Di conseguenza il primo accorgimento del candidato perfetto è negare l'esistenza stessa della sua candidatura, per evitare di bruciarla. Da qui un festival dell'ipocrisia, ma da qui inoltre un velo d'opacità sull'elezione, che si consuma in conciliaboli nelle segrete stanze dei partiti, mentre ai cittadini non resta che sbirciare dal buco della serratura. Infine viene fuori un nome. Quale? Poniamo Mario Draghi.
Ma poniamo altresì che si chiami Draghi Mario anche un postino di Siena, e che il giorno dopo quest' ultimo si presenti ai corazzieri per cominciare il suo mandato. Dopotutto, ne avrebbe buon diritto. Mancando candidature formali, mancando una lista elettorale affissa nei seggi come avviene alle politiche, per quale ragione non potrebbe essere proprio lui l'eletto? Risposta: perché evidentemente si presume che il nuovo presidente sia persona già nota agli italiani, e non è il caso del postino.
Però si tratta di un'altra regola non scritta, di un'altra toppa sopra il buco delle regole. E Mattarella? Scade il 3 febbraio, ma con l'aria che tira non è detto che quel giorno il Parlamento abbia già trovato il successore.
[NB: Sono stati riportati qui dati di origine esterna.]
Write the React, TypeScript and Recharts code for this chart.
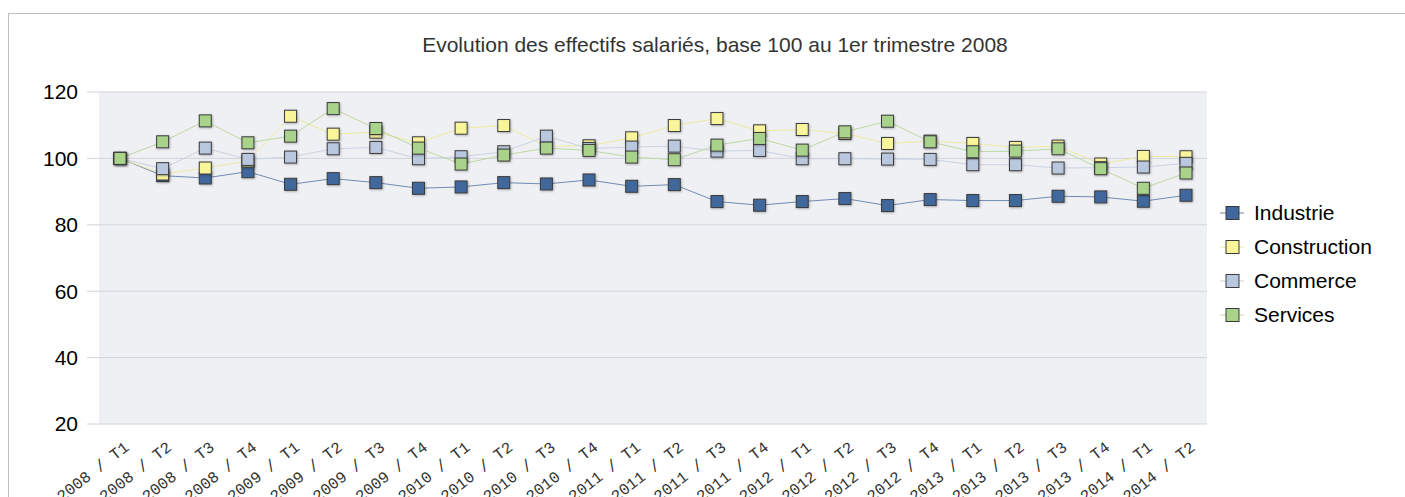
import React from 'react';
import { LineChart, Line, XAxis, YAxis, CartesianGrid, Legend } from 'recharts';

const years = ['2008','2008','2008','2008','2009','2009','2009','2009','2010','2010','2010','2010','2011','2011','2011','2011','2012','2012','2012','2012','2013','2013','2013','2013','2014','2014'];
const quarters = ['T1','T2','T3','T4','T1','T2','T3','T4','T1','T2','T3','T4','T1','T2','T3','T4','T1','T2','T3','T4','T1','T2','T3','T4','T1','T2'];

const industrie = [100, 94.8, 94.1, 96.0, 92.2, 93.9, 92.7, 91.0, 91.4, 92.7, 92.3, 93.5, 91.6, 92.1, 87.0, 85.9, 87.0, 87.9, 85.8, 87.6, 87.3, 87.3, 88.6, 88.4, 87.1, 88.9];
const construction = [100, 95.3, 97.1, 99.2, 112.7, 107.3, 107.9, 104.7, 109.1, 109.9, 103.7, 103.8, 106.2, 109.9, 112.0, 108.3, 108.7, 107.5, 104.5, 105.2, 104.5, 103.3, 103.7, 98.3, 100.6, 100.5];
const commerce = [100, 96.9, 103.1, 99.7, 100.4, 102.9, 103.3, 99.9, 100.5, 102.0, 106.7, 103.0, 103.4, 103.7, 102.2, 102.4, 99.9, 99.9, 99.8, 99.7, 98.1, 98.1, 97.1, 97.2, 97.4, 98.5];
const services = [100, 105.0, 111.3, 104.7, 106.7, 115.0, 109.0, 103.1, 98.3, 101.0, 103.1, 102.4, 100.4, 99.6, 104.0, 106.0, 102.5, 108.0, 111.2, 105.0, 102.0, 102.2, 102.9, 96.9, 91.0, 95.6];

const yTicks = [20, 40, 60, 80, 100, 120];
const title = 'Evolution des effectifs salariés, base 100 au 1er trimestre 2008';

const seriesDefs = [
  { key: 'Industrie', color: '#41679c', line: '#6f8bb4' },
  { key: 'Construction', color: '#f8f59b', line: '#eeeaa0' },
  { key: 'Commerce', color: '#b9c8de', line: '#c8d3e4' },
  { key: 'Services', color: '#a9d38b', line: '#bcd9a2' },
];

const data = years.map((y, i) => ({
  label: `${y} / ${quarters[i]}`,
  Industrie: industrie[i],
  Construction: construction[i],
  Commerce: commerce[i],
  Services: services[i],
}));

const FONT = '"Liberation Sans", Arial, sans-serif';

const makeDot = (fill: string) => (props: any) => {
  const { cx, cy, index } = props;
  if (cx == null || cy == null) return <g key={index} />;
  return (
    <rect
      key={index}
      x={cx - 6}
      y={cy - 6}
      width={12}
      height={12}
      fill={fill}
      stroke="#3a3a3a"
      strokeWidth={1}
      filter="url(#mshadow)"
    />
  );
};

const XTick = (props: any) => {
  const { x, y, payload } = props;
  return (
    <g transform={`translate(${x + 10},${y + 25})`}>
      <text
        textAnchor="end"
        transform="rotate(-38)"
        fontFamily='"Liberation Mono", monospace'
        fontSize={16}
        fill="#333"
      >
        {payload.value}
      </text>
    </g>
  );
};

const LegendContent = () => (
  <div style={{ fontFamily: FONT, fontSize: 21, color: '#000' }}>
    {seriesDefs.map((s) => (
      <div key={s.key} style={{ display: 'flex', alignItems: 'center', height: 34 }}>
        <svg width={28} height={16} style={{ marginRight: 8 }}>
          <line x1={2} y1={8} x2={26} y2={8} stroke={s.line} strokeWidth={1} />
          <rect x={8} y={1.5} width={13} height={13} fill={s.color} stroke="#3a3a3a" strokeWidth={1} />
        </svg>
        <span>{s.key}</span>
      </div>
    ))}
  </div>
);

export default function App() {
  return (
    <div style={{ position: 'absolute', left: 0, top: 0, width: 1405, height: 497, background: '#fff', overflow: 'hidden' }}>
      <div style={{ position: 'absolute', left: 8, top: 13, width: 1420, height: 520, border: '1px solid #bdbdbd', boxSizing: 'border-box' }} />
      <div style={{ position: 'absolute', left: 0, top: 0 }}>
        <LineChart width={1405} height={497} data={data} margin={{ top: 92, right: 198, bottom: 0, left: 0 }}>
          <defs>
            <filter id="mshadow" x="-50%" y="-50%" width="200%" height="200%">
              <feDropShadow dx={0.8} dy={0.8} stdDeviation={0.8} floodColor="#000" floodOpacity={0.3} />
            </filter>
          </defs>
          <text x={715} y={52} textAnchor="middle" fontFamily={FONT} fontSize={21} fill="#333">{title}</text>
          <CartesianGrid vertical={false} stroke="#d3d4dc" fill="#eff0f4" />
          <XAxis
            dataKey="label"
            interval={0}
            height={73}
            axisLine={false}
            tickLine={false}
            tickSize={0}
            tickMargin={0}
            padding={{ left: 21, right: 21 }}
            tick={<XTick />}
          />
          <YAxis
            width={99}
            domain={[20, 120]}
            ticks={yTicks}
            axisLine={false}
            tickLine={{ stroke: '#d3d4dc' }}
            tickSize={12}
            tickMargin={9}
            tick={{ fontFamily: FONT, fontSize: 21, fill: '#000' }}
          />
          <Legend
            layout="vertical"
            align="center"
            verticalAlign="middle"
            wrapperStyle={{ left: 1218, top: 196, width: 180, height: 140 }}
            content={<LegendContent />}
          />
          {seriesDefs.map((s) => (
            <Line
              key={s.key}
              dataKey={s.key}
              stroke={s.line}
              strokeWidth={1}
              dot={makeDot(s.color)}
              activeDot={false}
              isAnimationActive={false}
              type="linear"
            />
          ))}
        </LineChart>
      </div>
    </div>
  );
}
Che ne sarà, quindi, di lui? La Costituzione non lo dice. L'articolo 85, difatti, menziona un'ipotesi diversa: se le Camere sono sciolte, o mancano meno di tre mesi alla loro cessazione, l'elezione slitta, mentre il presidente viene prorogato. Sicché delle due l'una: o s' estende per analogia la prorogatio anche a questo caso, oppure il 3 febbraio subentrerà il supplente, cioè la presidente del Senato.
Più giusta la prima soluzione, tuttavia, giacché la supplenza muove da un "impedimento" del capo dello Stato, mentre qui l'impedito è il Parlamento. Che perciò potrebbe giocare uno scherzetto al vecchio presidente: per rieleggerlo basta non eleggerlo, basta mandare a vuoto ogni successiva votazione, tanto lui verrebbe prorogato. Chi invece non può subire proroghe è il presidente del Consiglio, ove venga eletto al Quirinale. Dovrà dimettersi con effetto immediato, dato che la Costituzione vieta il doppio mestiere.
E il governo, chi lo guida? Silenzio: nessuna norma disciplina l'ipotesi in questione, né la morte (facciamo gli scongiuri) del premier in carica. L'unica regola si legge nell'articolo 8 della legge n. 400 del 1988: nel caso d'impedimento temporaneo, il timone passa al vicepresidente del Consiglio, ovvero - "in assenza di diversa disposizione da parte del presidente del Consiglio" - al ministro più anziano. Basta perciò applicare (un'altra analogia) la norma che disciplina questa situazione all'impedimento permanente, e il rebus si risolve. Sicuro?
Un conto è un automatismo, per cui se manca il generale il comando passa al colonnello. Un altro conto è conferire al generale il potere di nominare il caporale. Tanto più che il premier, nel nostro ordinamento, non ha la facoltà di revocare i suoi ministri, mentre avrebbe viceversa l'autorità di nominare il successore, come gli imperatori dell'antica Roma. E siccome la regola varrebbe anche se il presidente del Consiglio muore (doppi scongiuri), dovremmo immaginare che quest' ultimo si rechi dal notaio per fare testamento: lascio la casa al figlio, l'automobile al nipote, Palazzo Chigi al ministro dello Sport. Ma è il bello delle regole che ci cadono addosso come tegole: se qualcuno ci rimette, qualcun altro giocoforza ci guadagna.